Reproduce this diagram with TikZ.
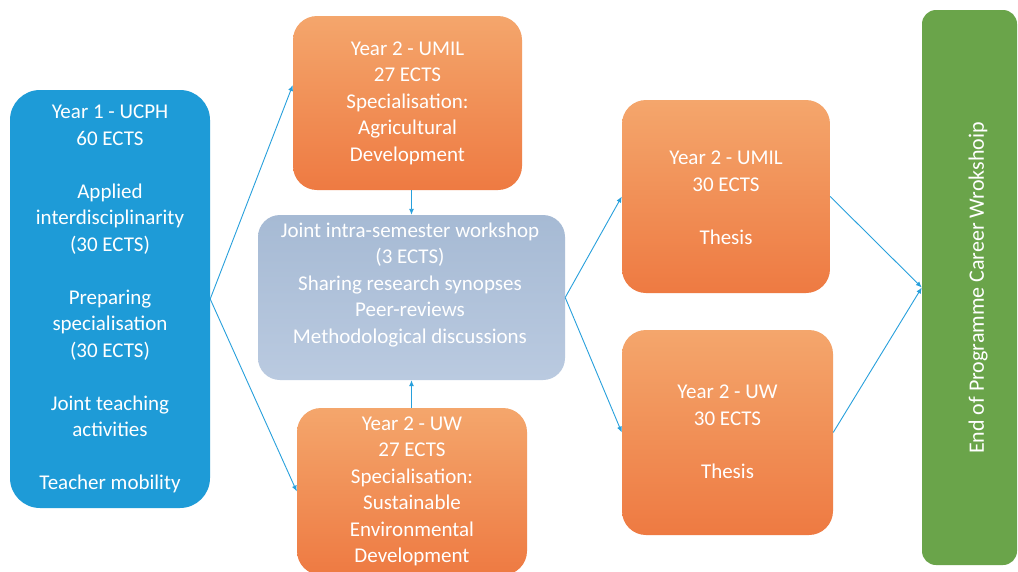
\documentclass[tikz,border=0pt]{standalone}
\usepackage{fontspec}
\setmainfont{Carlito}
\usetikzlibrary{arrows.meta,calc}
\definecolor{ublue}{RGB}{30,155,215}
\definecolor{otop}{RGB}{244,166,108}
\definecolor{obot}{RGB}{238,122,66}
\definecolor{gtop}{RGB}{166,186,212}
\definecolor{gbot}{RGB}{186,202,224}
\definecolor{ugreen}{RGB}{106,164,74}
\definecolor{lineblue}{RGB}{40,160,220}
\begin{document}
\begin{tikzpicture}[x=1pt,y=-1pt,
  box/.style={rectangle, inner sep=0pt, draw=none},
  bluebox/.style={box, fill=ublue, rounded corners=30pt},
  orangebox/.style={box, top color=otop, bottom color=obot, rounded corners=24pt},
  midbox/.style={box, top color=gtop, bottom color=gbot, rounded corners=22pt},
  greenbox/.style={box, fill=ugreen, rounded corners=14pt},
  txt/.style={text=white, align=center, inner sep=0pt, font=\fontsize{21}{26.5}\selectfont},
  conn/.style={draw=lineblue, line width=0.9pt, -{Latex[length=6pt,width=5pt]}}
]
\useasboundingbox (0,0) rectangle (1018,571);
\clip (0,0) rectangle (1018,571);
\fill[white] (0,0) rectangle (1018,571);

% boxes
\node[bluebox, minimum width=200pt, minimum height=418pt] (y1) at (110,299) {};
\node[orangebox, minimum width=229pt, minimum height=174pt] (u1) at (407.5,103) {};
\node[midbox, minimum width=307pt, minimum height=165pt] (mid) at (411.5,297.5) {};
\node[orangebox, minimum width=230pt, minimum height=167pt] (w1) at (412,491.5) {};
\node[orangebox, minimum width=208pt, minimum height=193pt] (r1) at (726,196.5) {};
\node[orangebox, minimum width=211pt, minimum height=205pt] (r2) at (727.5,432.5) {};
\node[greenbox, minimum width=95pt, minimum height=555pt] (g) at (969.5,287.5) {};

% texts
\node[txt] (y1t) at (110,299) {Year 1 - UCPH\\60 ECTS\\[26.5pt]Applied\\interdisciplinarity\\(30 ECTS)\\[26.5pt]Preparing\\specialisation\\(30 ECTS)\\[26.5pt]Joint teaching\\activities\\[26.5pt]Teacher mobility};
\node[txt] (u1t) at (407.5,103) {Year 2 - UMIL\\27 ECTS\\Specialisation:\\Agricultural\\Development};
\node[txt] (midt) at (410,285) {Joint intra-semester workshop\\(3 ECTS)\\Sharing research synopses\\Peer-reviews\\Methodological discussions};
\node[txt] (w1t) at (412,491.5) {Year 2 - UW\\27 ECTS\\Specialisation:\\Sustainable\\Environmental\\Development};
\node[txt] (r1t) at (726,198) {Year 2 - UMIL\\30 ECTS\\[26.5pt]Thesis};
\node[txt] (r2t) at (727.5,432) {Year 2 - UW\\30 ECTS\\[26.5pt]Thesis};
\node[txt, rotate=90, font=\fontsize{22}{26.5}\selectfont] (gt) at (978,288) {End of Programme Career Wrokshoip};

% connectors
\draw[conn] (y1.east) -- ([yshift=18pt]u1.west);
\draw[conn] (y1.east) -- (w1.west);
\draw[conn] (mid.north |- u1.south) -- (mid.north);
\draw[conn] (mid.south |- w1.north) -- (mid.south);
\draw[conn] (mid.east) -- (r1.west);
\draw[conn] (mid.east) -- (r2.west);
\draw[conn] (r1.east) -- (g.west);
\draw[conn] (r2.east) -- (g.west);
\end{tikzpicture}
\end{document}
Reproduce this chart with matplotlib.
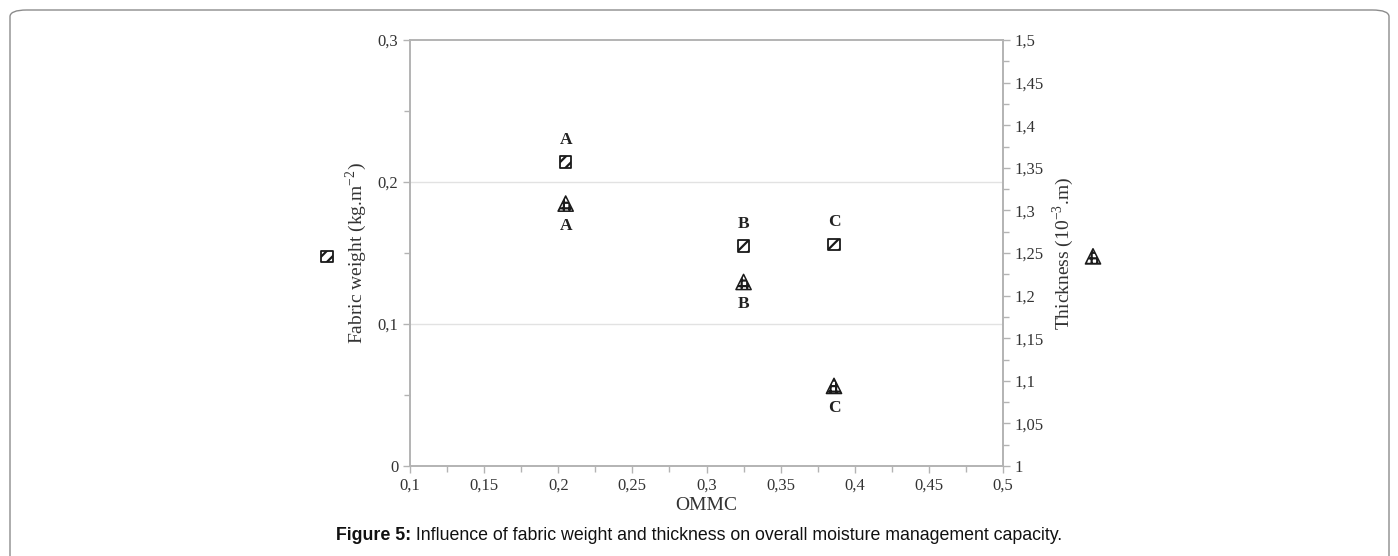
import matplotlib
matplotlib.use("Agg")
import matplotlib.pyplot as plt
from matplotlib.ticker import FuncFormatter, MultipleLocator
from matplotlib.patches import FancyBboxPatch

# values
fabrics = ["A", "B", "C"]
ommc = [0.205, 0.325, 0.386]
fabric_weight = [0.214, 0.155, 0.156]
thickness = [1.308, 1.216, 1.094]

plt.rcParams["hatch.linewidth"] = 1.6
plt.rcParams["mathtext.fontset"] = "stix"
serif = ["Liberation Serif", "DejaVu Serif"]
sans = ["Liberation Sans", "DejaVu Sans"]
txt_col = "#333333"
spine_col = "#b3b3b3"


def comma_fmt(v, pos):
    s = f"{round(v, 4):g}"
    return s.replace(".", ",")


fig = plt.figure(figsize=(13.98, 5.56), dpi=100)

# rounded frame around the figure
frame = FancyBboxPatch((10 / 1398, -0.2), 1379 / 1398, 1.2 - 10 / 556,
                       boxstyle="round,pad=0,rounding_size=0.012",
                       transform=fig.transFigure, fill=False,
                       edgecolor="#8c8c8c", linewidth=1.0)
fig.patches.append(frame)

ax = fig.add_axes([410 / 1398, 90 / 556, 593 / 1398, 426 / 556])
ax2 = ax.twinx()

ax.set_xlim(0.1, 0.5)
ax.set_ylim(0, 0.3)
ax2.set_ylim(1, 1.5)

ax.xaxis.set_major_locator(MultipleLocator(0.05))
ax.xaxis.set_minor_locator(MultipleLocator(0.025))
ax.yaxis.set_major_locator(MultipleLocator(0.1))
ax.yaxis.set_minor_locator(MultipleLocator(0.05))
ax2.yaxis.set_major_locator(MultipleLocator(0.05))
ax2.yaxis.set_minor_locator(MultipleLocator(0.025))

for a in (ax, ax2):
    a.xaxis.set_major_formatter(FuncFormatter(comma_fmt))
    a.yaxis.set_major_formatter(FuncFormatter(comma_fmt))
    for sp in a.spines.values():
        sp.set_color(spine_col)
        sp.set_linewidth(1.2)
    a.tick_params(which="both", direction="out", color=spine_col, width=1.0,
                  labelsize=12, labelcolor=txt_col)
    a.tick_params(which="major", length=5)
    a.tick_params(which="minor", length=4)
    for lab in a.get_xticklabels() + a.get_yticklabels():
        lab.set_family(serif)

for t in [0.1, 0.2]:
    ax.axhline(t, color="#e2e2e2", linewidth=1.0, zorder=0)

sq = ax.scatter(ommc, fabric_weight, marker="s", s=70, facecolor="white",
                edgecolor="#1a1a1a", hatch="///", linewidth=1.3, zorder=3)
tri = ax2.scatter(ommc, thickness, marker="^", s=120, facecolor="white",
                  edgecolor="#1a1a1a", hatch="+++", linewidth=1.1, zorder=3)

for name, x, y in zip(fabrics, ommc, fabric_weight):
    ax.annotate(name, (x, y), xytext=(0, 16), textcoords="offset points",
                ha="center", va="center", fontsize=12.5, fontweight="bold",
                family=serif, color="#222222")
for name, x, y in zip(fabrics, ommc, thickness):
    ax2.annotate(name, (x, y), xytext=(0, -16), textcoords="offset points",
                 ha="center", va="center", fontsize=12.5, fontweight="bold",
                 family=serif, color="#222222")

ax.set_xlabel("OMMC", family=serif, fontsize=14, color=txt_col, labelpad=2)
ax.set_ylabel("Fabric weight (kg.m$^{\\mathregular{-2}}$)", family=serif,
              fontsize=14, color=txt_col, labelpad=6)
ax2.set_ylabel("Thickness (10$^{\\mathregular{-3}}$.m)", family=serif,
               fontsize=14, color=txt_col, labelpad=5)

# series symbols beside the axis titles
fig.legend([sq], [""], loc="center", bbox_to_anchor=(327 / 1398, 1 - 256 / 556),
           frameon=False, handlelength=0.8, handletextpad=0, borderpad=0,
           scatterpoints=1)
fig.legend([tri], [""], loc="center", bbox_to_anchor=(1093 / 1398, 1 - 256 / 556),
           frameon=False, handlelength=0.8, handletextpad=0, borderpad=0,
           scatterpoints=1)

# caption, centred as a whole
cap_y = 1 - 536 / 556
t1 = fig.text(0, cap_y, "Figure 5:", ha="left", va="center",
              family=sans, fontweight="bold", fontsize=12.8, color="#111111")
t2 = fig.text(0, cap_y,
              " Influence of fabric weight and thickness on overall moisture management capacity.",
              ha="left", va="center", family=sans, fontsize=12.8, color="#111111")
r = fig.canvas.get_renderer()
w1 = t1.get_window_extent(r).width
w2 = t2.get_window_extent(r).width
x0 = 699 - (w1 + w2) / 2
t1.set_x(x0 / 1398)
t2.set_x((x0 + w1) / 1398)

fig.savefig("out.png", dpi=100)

-------

__SHORT TASK__: Repeat only the lines from the one holding "Reproduce this chart with matplotlib." to the one holding "from matplotlib.patches import FancyBboxPatch", both ends included, and drop the images.

__REPLY__:
Reproduce this chart with matplotlib.
import matplotlib
matplotlib.use("Agg")
import matplotlib.pyplot as plt
from matplotlib.ticker import FuncFormatter, MultipleLocator
from matplotlib.patches import FancyBboxPatch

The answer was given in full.